### YOUR TASK
Retype only the lines from the top of the records to the line with "const maxCubos = Math.max(...cubos);", including that line but none of the pictures.

***

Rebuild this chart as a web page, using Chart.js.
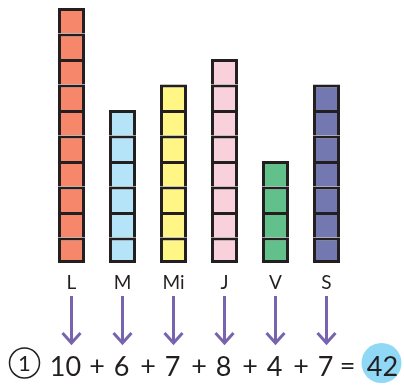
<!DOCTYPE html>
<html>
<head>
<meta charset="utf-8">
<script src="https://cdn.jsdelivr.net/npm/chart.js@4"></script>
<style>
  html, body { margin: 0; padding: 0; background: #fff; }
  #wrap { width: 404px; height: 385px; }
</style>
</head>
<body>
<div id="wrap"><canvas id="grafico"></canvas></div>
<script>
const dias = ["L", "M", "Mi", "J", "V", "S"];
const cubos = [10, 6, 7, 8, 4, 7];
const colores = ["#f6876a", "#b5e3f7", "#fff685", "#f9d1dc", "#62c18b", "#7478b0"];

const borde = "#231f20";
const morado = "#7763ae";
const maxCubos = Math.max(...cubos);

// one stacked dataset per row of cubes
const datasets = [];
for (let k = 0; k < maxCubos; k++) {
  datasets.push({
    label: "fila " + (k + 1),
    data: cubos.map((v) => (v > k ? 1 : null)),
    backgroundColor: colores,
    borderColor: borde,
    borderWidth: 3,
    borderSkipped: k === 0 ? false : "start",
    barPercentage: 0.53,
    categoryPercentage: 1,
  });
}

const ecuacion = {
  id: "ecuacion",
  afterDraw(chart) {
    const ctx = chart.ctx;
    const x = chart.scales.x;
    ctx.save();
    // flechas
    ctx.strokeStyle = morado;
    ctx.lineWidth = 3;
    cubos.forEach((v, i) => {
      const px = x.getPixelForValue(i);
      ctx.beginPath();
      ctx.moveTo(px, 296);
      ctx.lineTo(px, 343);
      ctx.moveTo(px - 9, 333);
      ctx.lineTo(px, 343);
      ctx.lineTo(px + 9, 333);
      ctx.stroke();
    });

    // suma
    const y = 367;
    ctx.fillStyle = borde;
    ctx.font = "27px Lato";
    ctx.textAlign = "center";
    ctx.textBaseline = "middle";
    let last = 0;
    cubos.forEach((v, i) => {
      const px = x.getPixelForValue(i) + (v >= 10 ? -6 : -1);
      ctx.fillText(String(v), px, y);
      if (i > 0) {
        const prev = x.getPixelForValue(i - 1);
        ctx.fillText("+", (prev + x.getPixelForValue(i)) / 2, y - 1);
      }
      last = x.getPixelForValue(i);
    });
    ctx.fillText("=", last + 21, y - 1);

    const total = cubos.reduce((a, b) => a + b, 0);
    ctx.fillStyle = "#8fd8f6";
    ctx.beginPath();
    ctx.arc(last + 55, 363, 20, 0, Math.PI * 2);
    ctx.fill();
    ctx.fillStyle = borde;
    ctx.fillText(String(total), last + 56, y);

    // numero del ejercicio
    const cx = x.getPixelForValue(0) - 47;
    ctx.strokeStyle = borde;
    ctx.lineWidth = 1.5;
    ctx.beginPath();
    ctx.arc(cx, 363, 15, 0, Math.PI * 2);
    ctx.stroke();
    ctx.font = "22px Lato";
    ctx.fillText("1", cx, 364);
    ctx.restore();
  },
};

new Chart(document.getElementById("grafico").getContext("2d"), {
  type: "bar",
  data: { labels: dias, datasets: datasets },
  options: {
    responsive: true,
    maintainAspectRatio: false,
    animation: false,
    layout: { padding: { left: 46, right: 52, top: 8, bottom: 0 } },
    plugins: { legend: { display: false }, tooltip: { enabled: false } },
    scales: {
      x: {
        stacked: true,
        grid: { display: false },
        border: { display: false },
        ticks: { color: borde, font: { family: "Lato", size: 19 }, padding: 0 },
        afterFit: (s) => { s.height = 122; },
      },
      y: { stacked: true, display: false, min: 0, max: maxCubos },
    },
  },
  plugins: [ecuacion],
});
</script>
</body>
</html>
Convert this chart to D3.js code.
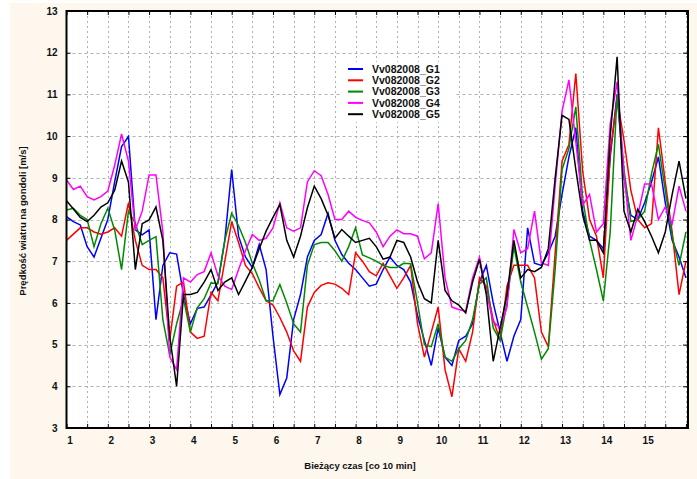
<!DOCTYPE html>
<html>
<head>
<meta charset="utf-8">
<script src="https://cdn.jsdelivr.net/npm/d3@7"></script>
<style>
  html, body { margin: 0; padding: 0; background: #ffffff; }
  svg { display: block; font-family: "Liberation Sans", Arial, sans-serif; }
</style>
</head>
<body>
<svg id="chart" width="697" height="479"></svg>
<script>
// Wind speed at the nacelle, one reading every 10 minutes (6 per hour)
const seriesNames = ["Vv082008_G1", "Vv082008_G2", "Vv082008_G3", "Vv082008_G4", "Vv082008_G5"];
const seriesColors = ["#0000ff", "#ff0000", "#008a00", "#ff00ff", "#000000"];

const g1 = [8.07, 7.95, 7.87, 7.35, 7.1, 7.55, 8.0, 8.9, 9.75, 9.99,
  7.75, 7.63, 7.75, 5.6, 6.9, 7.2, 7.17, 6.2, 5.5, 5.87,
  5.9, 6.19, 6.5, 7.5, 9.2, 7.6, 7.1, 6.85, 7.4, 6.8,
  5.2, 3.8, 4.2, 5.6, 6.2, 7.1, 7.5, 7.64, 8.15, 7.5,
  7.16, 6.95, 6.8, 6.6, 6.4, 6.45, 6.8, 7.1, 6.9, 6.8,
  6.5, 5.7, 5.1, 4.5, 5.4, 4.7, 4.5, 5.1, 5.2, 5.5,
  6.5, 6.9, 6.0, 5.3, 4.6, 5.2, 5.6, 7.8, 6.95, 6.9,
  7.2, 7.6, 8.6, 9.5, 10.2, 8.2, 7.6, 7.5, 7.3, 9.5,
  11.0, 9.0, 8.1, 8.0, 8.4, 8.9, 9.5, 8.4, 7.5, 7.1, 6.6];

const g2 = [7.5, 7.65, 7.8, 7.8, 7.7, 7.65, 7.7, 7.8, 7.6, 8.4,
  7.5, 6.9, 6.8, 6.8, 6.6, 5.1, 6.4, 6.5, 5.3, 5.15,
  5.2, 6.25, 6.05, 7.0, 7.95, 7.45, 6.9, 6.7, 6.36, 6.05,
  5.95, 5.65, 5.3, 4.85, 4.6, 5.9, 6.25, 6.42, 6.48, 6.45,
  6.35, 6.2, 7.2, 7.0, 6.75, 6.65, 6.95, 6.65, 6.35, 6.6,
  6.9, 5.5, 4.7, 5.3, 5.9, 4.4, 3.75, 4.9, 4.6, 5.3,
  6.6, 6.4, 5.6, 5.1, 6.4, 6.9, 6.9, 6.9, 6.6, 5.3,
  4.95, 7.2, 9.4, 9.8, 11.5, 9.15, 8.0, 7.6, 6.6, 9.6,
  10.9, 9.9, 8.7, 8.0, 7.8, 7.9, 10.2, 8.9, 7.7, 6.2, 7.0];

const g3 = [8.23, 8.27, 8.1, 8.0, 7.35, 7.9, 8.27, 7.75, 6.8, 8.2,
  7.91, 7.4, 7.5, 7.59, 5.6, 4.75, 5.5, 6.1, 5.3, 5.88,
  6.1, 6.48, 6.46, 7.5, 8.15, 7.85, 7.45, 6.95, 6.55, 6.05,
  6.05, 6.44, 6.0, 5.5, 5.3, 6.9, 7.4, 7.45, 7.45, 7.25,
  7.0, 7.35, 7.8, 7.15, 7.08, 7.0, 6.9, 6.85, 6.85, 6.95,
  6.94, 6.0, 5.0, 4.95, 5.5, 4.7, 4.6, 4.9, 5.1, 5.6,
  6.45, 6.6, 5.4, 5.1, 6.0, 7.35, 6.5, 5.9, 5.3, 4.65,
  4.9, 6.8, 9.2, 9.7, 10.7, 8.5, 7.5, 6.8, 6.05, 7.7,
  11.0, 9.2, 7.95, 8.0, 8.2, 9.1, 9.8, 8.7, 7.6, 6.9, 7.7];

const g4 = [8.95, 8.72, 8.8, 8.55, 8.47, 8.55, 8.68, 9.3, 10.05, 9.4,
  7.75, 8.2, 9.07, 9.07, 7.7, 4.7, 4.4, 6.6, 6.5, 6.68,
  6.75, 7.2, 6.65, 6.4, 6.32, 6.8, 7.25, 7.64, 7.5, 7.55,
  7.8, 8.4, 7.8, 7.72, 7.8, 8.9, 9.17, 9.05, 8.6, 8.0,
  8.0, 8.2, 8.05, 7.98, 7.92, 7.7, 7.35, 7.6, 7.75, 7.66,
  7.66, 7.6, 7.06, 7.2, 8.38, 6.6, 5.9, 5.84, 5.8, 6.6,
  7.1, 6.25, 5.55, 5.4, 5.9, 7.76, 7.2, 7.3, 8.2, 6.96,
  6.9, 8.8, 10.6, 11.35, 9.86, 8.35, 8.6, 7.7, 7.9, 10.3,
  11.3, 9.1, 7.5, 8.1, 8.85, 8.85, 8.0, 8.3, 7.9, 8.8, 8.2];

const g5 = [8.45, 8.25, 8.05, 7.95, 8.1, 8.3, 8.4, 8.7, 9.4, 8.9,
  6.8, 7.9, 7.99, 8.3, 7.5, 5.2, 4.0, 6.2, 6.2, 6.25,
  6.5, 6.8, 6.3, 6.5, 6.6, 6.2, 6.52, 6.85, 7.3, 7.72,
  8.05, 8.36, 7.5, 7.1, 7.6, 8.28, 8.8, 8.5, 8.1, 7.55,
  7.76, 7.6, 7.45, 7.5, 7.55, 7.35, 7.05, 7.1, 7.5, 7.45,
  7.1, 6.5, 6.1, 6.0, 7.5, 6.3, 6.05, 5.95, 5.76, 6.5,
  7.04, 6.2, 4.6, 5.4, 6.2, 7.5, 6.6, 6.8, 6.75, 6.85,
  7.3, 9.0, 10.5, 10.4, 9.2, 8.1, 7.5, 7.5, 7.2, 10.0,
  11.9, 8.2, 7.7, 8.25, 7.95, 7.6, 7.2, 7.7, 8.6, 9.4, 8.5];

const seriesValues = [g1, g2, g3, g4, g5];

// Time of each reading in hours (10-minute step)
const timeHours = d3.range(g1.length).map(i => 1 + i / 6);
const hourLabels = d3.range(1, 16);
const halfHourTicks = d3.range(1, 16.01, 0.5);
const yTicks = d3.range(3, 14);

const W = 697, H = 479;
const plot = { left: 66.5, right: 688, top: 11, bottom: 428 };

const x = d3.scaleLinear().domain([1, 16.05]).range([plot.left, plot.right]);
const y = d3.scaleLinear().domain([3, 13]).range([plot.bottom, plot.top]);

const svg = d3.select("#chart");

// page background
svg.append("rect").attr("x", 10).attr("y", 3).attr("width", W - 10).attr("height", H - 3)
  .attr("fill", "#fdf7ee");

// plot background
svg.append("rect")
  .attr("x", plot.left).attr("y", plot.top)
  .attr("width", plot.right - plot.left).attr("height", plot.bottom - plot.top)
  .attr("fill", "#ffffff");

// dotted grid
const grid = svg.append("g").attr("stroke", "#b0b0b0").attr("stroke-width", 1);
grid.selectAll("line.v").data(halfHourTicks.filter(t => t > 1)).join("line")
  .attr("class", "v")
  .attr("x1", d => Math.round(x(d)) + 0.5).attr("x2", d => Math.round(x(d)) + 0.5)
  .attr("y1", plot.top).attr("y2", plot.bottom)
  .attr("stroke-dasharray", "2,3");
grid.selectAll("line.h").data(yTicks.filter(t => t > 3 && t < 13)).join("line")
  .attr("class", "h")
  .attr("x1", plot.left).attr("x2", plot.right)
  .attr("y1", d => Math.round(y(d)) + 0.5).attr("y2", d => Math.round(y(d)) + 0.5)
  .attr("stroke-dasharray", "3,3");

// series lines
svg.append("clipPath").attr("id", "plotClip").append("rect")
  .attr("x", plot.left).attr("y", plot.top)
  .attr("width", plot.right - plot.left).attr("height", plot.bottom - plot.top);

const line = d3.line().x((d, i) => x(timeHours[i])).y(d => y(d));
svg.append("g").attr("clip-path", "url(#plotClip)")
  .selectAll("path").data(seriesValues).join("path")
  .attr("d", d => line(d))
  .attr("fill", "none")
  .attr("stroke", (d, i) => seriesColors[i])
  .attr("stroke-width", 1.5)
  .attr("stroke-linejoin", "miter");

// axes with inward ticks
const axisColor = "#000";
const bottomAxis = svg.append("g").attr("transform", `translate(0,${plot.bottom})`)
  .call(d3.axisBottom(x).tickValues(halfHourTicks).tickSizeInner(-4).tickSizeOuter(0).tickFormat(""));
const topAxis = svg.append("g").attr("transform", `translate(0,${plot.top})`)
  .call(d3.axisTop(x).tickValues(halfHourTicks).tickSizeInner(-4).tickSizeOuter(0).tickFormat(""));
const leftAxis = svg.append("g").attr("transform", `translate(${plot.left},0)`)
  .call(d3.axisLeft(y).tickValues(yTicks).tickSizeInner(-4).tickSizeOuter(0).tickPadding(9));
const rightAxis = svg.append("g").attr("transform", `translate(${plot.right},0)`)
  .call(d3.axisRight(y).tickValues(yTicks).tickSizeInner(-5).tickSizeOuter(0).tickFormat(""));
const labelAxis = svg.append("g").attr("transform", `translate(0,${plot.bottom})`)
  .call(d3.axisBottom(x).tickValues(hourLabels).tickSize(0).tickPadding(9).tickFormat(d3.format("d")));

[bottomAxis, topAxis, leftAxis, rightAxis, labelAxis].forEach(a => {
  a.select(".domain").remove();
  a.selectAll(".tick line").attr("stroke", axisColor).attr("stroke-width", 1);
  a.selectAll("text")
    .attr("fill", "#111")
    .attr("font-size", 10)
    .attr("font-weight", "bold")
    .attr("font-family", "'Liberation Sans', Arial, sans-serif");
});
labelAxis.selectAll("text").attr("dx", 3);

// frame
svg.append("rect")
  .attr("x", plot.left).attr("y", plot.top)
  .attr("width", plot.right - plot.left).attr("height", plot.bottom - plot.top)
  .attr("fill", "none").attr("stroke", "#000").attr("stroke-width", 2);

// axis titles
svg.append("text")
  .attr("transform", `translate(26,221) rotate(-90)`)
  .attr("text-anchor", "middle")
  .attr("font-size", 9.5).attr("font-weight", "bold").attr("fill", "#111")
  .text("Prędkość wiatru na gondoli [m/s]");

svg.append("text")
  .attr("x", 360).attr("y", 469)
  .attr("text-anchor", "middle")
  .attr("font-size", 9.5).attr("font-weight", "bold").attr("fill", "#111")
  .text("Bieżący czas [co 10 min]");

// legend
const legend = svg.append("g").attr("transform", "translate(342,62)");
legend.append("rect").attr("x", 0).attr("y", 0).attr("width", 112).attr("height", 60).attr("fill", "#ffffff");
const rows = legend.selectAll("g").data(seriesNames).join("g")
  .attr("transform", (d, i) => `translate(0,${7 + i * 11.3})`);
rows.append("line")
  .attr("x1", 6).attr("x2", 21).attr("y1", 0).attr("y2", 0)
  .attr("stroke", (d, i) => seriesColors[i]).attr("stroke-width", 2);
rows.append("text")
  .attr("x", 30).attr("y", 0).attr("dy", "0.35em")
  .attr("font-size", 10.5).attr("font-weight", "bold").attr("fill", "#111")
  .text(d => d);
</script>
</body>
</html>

***

### ANSWER TO THE PROBLEM
Rebuild this chart as a web page, using Chart.js.
<!DOCTYPE html>
<html>
<head>
<meta charset="utf-8">
<script src="https://cdn.jsdelivr.net/npm/chart.js@4"></script>
<style>
  html, body { margin: 0; padding: 0; background: #fff; }
  #wrap { width: 404px; height: 385px; }
</style>
</head>
<body>
<div id="wrap"><canvas id="grafico"></canvas></div>
<script>
const dias = ["L", "M", "Mi", "J", "V", "S"];
const cubos = [10, 6, 7, 8, 4, 7];
const colores = ["#f6876a", "#b5e3f7", "#fff685", "#f9d1dc", "#62c18b", "#7478b0"];

const borde = "#231f20";
const morado = "#7763ae";
const maxCubos = Math.max(...cubos);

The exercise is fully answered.